Collected data:
== == ==
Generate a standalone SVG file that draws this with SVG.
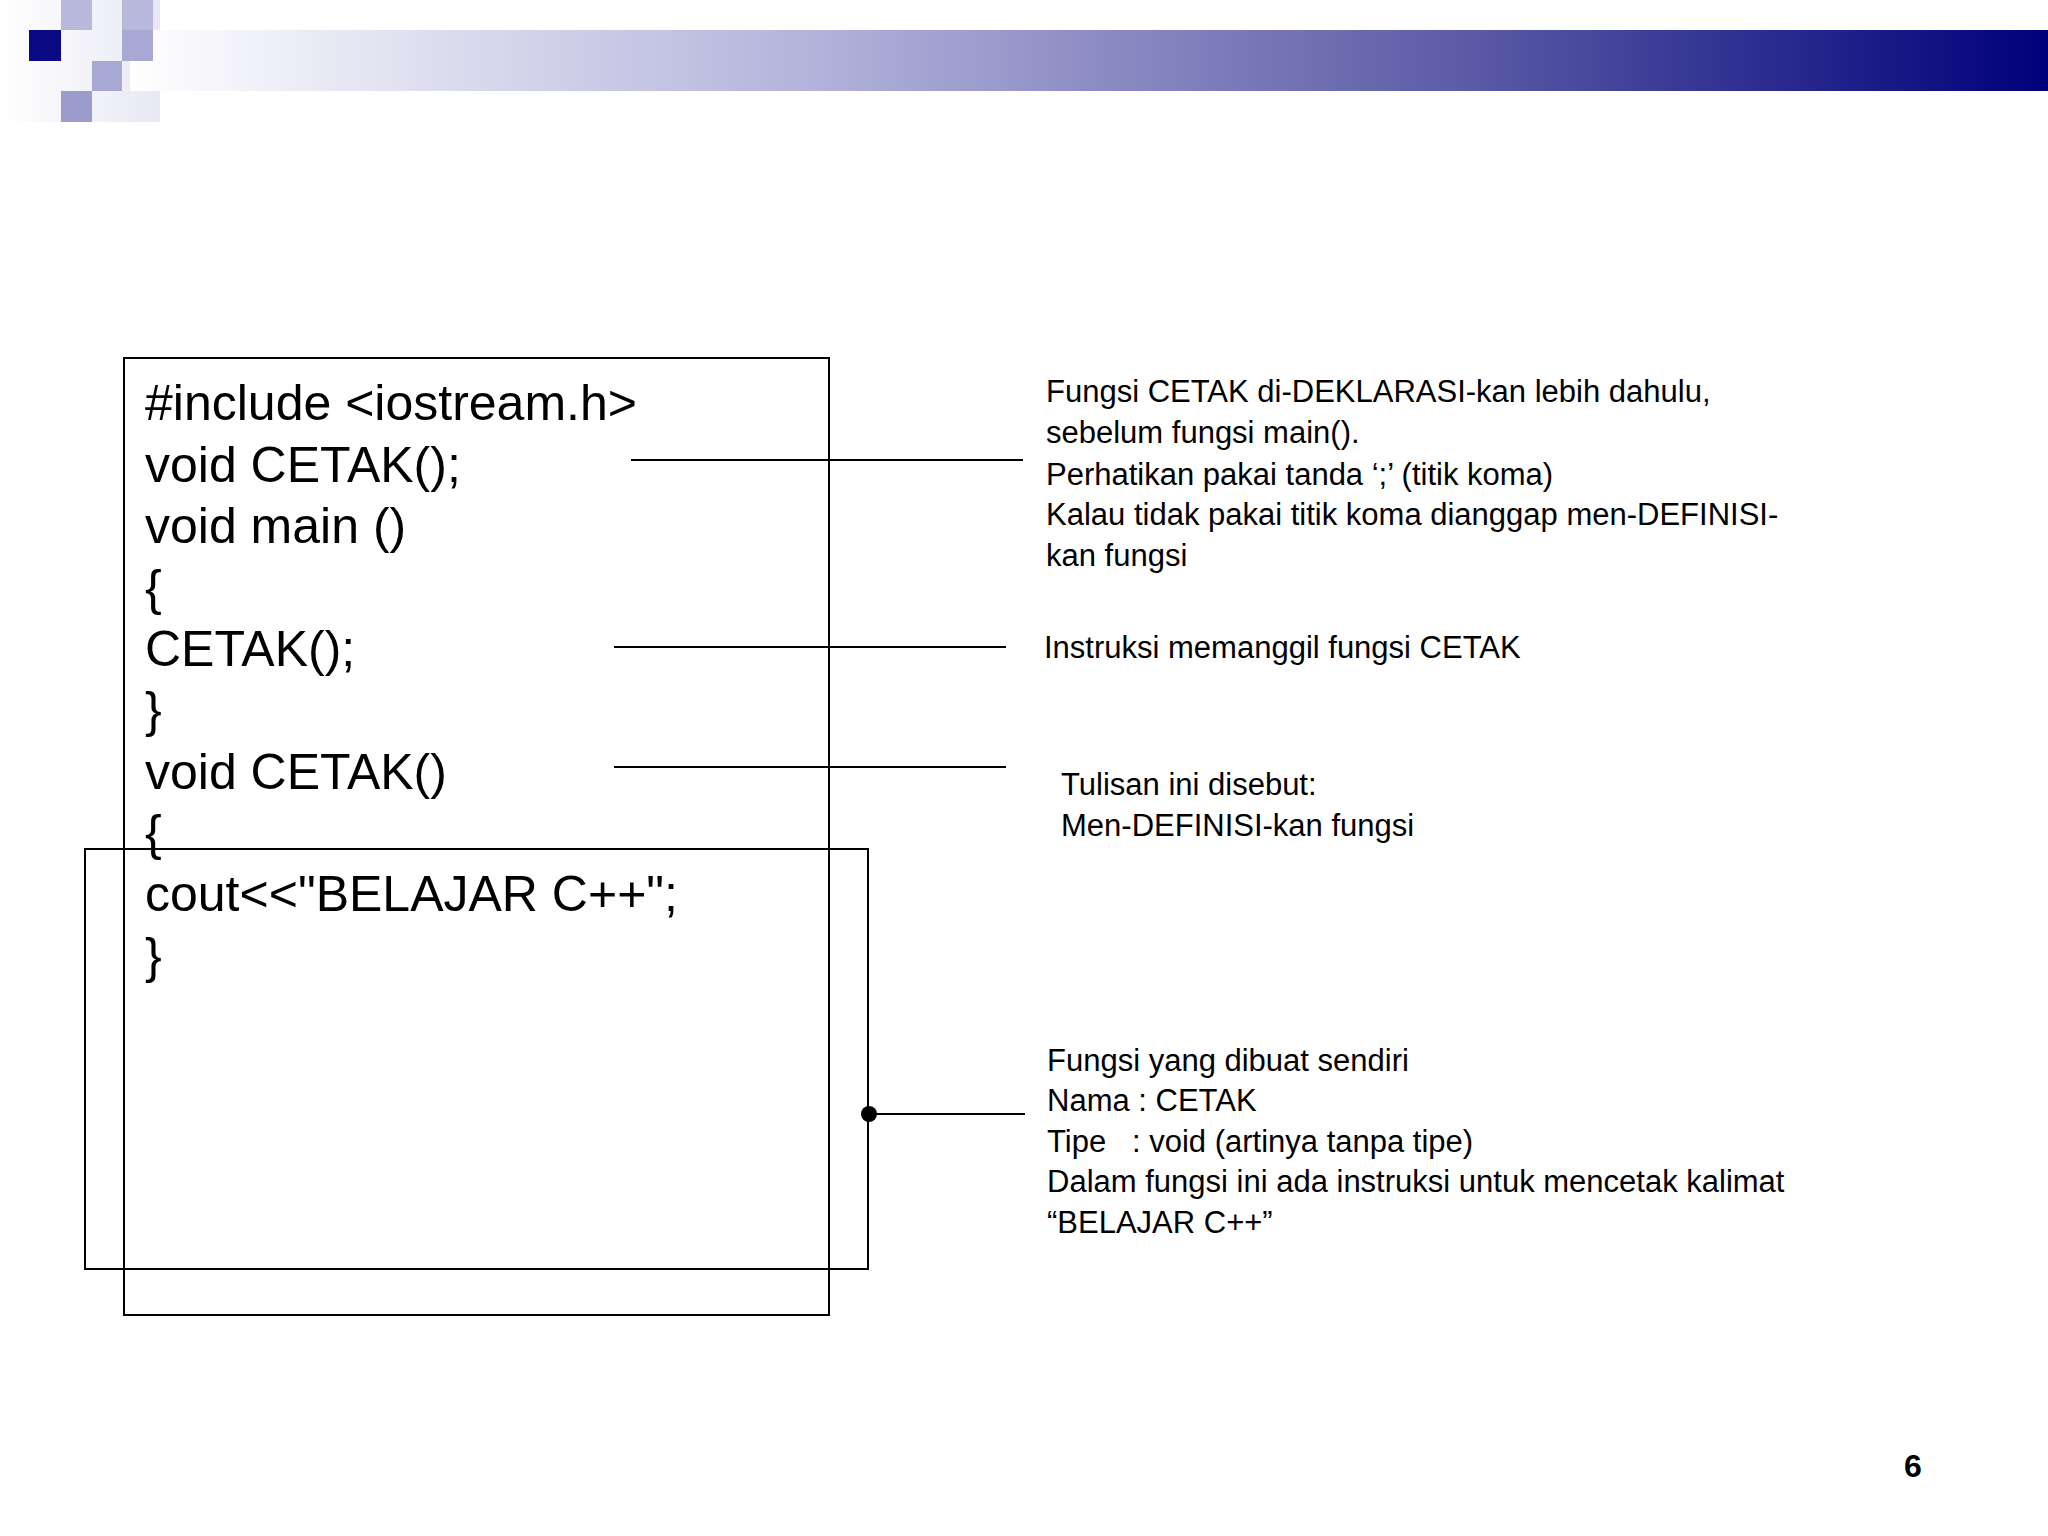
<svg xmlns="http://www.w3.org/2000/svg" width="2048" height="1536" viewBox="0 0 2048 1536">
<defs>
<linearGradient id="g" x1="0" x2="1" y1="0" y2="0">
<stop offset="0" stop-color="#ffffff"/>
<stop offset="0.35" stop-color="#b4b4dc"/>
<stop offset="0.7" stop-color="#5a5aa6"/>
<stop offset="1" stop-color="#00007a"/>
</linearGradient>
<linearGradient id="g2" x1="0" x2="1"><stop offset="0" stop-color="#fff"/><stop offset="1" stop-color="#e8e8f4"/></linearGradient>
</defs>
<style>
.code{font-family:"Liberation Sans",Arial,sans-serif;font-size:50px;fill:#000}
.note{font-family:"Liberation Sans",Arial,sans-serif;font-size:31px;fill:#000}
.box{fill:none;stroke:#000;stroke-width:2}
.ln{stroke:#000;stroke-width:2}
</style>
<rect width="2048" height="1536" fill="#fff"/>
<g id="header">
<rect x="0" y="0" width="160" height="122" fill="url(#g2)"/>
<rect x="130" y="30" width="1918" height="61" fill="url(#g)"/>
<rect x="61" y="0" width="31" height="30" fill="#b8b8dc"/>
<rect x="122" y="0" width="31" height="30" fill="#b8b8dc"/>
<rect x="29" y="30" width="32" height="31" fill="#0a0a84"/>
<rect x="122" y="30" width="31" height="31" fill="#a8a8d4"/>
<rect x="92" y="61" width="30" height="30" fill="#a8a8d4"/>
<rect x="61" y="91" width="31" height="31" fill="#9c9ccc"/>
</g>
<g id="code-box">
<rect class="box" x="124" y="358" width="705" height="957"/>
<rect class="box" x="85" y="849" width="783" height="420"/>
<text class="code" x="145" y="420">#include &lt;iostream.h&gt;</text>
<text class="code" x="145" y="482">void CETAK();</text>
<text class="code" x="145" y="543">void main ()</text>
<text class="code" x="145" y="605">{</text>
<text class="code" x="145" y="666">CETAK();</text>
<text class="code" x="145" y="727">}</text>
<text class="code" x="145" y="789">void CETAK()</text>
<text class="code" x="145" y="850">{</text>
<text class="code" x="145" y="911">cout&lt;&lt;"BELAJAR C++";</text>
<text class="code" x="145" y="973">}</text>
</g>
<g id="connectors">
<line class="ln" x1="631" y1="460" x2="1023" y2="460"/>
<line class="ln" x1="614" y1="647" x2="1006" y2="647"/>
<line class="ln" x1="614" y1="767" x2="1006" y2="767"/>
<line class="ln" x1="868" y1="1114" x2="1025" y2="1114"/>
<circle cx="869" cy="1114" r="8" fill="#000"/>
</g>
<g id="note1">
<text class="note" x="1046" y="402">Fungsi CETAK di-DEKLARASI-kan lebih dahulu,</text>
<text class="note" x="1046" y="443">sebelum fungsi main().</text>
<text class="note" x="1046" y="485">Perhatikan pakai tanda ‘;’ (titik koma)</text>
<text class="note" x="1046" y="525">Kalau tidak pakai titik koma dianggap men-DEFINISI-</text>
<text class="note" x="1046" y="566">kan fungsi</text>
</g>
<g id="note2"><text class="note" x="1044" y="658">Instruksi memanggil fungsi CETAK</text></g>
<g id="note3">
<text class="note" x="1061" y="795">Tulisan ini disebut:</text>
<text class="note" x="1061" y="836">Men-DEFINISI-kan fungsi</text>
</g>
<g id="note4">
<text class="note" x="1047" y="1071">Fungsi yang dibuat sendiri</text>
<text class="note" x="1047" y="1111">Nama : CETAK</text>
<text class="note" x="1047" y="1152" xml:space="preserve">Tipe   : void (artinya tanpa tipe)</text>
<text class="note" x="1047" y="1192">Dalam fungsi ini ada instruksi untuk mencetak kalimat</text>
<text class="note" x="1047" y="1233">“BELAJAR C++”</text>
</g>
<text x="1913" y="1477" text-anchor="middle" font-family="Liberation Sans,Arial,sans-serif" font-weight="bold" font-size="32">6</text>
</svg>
== == ==
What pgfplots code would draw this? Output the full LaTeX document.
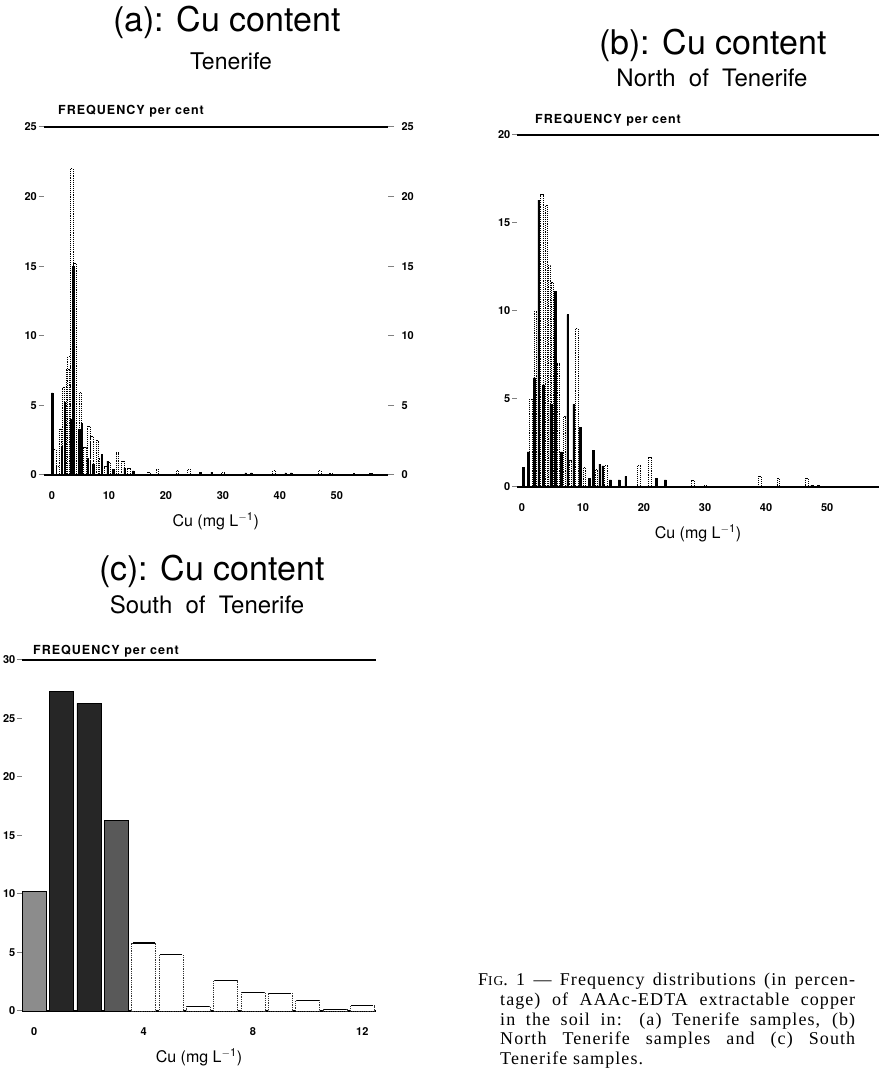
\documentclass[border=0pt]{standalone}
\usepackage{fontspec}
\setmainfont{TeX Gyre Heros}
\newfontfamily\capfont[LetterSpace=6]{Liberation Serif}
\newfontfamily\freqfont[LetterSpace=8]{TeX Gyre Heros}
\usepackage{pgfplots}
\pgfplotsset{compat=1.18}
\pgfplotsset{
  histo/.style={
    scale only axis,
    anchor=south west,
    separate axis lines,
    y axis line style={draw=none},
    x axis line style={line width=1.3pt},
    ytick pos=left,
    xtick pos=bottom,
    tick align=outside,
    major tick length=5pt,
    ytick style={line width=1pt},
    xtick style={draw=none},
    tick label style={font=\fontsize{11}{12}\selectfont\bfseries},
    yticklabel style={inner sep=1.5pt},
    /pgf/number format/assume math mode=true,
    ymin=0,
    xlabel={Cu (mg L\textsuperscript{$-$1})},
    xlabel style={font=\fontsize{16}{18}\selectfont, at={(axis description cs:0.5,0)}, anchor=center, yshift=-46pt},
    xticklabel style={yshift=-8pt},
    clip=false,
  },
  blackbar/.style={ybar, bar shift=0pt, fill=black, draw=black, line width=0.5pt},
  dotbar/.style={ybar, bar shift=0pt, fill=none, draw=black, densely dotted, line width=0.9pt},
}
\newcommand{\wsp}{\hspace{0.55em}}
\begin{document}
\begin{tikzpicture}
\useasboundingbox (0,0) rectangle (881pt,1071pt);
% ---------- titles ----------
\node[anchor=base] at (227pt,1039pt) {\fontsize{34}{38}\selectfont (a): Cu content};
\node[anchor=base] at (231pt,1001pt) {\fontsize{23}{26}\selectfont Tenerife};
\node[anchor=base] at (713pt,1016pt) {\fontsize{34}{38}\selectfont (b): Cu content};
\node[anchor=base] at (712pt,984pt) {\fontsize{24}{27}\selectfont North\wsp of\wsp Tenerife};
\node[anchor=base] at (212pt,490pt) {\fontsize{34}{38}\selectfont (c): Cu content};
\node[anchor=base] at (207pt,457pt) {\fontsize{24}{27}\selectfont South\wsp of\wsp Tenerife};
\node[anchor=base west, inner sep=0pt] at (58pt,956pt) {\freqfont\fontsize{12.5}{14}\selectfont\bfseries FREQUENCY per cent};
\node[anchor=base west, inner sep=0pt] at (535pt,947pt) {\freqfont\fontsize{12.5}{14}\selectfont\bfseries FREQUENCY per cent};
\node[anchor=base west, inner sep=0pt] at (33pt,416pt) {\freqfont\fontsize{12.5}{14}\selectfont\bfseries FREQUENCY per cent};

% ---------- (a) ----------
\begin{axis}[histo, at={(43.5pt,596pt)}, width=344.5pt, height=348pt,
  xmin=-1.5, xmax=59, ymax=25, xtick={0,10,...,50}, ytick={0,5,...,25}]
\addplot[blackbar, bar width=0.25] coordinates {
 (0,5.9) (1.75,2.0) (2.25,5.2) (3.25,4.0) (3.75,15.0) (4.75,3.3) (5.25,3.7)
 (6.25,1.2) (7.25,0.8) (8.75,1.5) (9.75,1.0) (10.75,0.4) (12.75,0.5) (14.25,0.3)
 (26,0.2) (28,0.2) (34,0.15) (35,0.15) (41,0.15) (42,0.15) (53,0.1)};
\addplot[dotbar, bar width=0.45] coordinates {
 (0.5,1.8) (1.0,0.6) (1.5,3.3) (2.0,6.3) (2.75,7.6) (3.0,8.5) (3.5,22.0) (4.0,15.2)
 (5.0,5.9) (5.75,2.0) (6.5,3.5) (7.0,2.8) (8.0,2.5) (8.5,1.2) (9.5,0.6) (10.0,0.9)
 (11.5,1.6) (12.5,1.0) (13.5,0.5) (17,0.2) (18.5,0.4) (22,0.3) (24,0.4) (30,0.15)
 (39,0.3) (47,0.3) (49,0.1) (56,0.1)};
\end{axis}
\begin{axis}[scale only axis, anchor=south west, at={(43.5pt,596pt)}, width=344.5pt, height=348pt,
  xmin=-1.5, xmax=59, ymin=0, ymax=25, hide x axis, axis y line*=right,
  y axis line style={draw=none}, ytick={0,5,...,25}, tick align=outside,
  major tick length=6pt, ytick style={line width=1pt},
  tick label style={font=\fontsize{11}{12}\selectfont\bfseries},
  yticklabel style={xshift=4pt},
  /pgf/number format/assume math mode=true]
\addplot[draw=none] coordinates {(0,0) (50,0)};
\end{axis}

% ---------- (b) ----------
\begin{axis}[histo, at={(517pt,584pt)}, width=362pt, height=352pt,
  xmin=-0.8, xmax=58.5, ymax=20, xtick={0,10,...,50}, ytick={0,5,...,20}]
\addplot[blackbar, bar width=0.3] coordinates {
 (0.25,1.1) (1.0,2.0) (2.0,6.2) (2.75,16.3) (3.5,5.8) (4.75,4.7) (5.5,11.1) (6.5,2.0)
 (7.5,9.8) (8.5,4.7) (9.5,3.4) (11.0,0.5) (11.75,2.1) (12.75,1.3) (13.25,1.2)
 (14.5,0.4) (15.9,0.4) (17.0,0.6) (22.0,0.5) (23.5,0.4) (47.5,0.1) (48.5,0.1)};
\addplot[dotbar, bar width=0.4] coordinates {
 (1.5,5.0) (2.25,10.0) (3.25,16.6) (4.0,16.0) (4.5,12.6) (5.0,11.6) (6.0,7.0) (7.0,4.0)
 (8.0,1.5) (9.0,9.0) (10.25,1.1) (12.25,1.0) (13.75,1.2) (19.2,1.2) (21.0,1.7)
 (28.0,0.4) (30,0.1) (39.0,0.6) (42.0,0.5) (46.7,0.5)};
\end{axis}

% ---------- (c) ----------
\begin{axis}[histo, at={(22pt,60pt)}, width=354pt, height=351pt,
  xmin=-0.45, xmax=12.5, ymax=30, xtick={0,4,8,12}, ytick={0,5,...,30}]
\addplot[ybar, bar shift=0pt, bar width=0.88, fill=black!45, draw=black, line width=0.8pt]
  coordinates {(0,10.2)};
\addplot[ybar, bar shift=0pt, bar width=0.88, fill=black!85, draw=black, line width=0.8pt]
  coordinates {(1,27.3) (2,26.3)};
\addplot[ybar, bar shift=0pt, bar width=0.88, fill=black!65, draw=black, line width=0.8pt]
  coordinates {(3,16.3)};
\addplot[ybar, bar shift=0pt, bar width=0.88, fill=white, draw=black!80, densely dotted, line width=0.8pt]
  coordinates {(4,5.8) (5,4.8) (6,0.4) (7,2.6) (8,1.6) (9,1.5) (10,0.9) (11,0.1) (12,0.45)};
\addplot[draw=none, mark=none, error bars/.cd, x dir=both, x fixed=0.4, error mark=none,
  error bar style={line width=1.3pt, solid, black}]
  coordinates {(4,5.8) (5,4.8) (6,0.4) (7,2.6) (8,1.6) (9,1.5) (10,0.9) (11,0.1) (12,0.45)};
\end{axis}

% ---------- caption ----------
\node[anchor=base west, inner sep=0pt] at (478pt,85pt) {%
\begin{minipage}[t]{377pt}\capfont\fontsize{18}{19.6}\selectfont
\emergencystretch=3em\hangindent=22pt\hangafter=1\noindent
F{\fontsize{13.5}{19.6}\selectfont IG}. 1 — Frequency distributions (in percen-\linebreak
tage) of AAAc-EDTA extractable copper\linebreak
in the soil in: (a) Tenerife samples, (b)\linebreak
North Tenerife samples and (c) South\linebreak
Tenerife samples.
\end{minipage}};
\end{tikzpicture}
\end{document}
== == ==
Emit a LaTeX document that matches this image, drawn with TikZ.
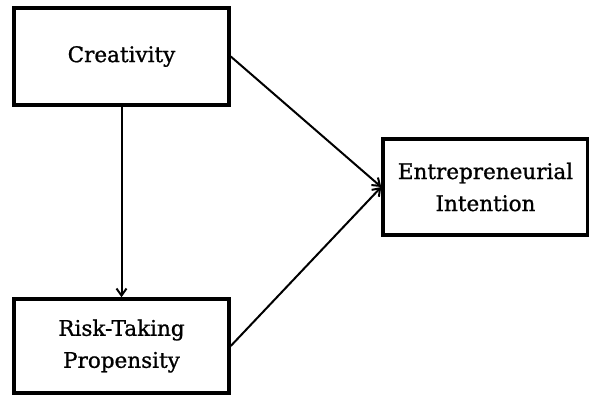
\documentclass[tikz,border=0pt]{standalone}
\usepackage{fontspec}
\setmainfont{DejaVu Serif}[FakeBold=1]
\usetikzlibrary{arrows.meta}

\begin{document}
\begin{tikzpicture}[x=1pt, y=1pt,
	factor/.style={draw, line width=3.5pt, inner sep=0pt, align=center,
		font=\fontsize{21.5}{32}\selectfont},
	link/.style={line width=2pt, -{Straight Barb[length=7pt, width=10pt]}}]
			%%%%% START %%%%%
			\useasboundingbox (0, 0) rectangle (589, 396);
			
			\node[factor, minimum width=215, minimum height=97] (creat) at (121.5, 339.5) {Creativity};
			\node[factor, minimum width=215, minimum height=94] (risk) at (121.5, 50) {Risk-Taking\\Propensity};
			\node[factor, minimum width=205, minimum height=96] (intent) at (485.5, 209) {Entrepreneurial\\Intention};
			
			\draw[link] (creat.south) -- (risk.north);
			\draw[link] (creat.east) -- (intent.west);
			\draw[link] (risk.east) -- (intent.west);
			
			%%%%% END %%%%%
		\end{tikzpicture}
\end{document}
== == ==
◆ **WHAT YOU ARE ASKED TO DO**
Give back the exact lines above, running from the one that has "Emit a LaTeX" through the one that has "(risk.east) -- (intent.west);", with nothing added and no pictures.

◆ **THE RESULT**
Emit a LaTeX document that matches this image, drawn with TikZ.
\documentclass[tikz,border=0pt]{standalone}
\usepackage{fontspec}
\setmainfont{DejaVu Serif}[FakeBold=1]
\usetikzlibrary{arrows.meta}

\begin{document}
\begin{tikzpicture}[x=1pt, y=1pt,
	factor/.style={draw, line width=3.5pt, inner sep=0pt, align=center,
		font=\fontsize{21.5}{32}\selectfont},
	link/.style={line width=2pt, -{Straight Barb[length=7pt, width=10pt]}}]
			%%%%% START %%%%%
			\useasboundingbox (0, 0) rectangle (589, 396);
			
			\node[factor, minimum width=215, minimum height=97] (creat) at (121.5, 339.5) {Creativity};
			\node[factor, minimum width=215, minimum height=94] (risk) at (121.5, 50) {Risk-Taking\\Propensity};
			\node[factor, minimum width=205, minimum height=96] (intent) at (485.5, 209) {Entrepreneurial\\Intention};
			
			\draw[link] (creat.south) -- (risk.north);
			\draw[link] (creat.east) -- (intent.west);
			\draw[link] (risk.east) -- (intent.west);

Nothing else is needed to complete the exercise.